Handling Broken/Excluded Links
A broken link will have a broken
value of true
and a reason code defined in brokenReason
. A link that was not checked (emitted as "junk"
) will have an excluded
value of true
and a reason code defined in excludedReason
.
if (result.broken) {
console.log(result.brokenReason);
} else if (result.excluded) {
console.log(result.excludedReason);
}
Additionally, more descriptive messages are available for each reason code:
console.log(blc.BLC_ROBOTS);
console.log(blc.ERRNO_ECONNRESET);
console.log(blc.HTTP_404);
console.log(blc);
Putting it all together:
if (result.broken) {
console.log(blc[result.brokenReason]);
} else if (result.excluded) {
console.log(blc[result.excludedReason]);
}
HTML and HTTP information
Detailed information for each link result is provided. Check out the schema or:
console.log(result);
Roadmap Features
- fix issue where same-page links are not excluded when cache is enabled, despite
excludeLinksToSamePage===true
- publicize filter handlers
- add cheerio support by using parse5's htmlparser2 tree adaptor?
- add
rejectUnauthorized:false
option to avoid UNABLE_TO_VERIFY_LEAF_SIGNATURE
- load sitemap.xml at end of each
SiteChecker
site to possibly check pages that were not linked to - remove
options.excludedSchemes
and handle schemes not in options.acceptedSchemes
as junk? - change order of checking to: tcp error, 4xx code (broken), 5xx code (undetermined), 200
- abort download of body when
options.retry405Head===true
- option to retry broken links a number of times (default=0)
- option to scrape
response.body
for erroneous sounding text (using fathom?), since an error page could be presented but still have code 200 - option to check broken link on archive.org for archived version (using this lib)
- option to run
HtmlUrlChecker
checks on page load (using jsdom) to include links added with JavaScript? - option to check if hashes exist in target URL document?

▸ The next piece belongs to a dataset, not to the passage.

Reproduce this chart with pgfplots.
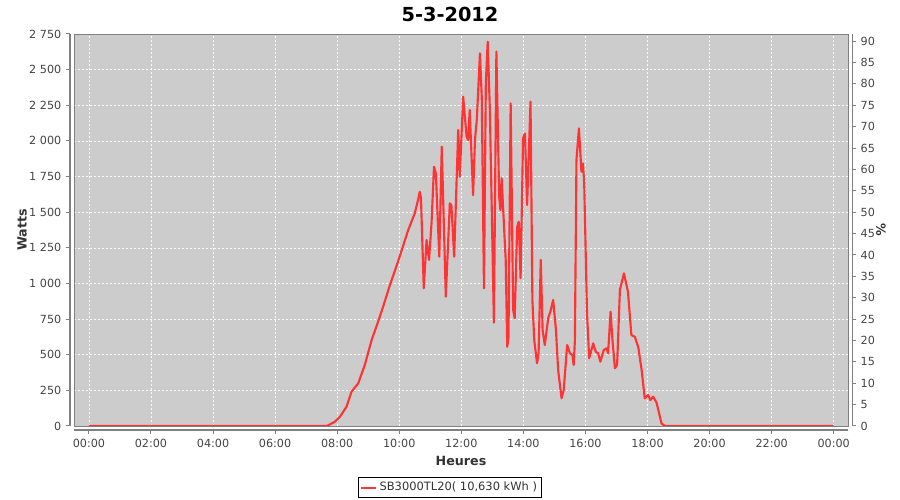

- option to parse Markdown in
HtmlChecker
for links - option to play sound when broken link is found
- option to hide unbroken links
- option to check plain text URLs
- add throttle profiles (0–9, -1 for "custom") for easy configuring
- check ftp:, sftp: (for downloadable files)
- check
mailto:, news:, nntp:, telnet:? - check local files if URL is relative and has no base URL?
- cli json mode -- streamed or not?
- cli non-tty mode -- change nesting ASCII artwork to time stamps?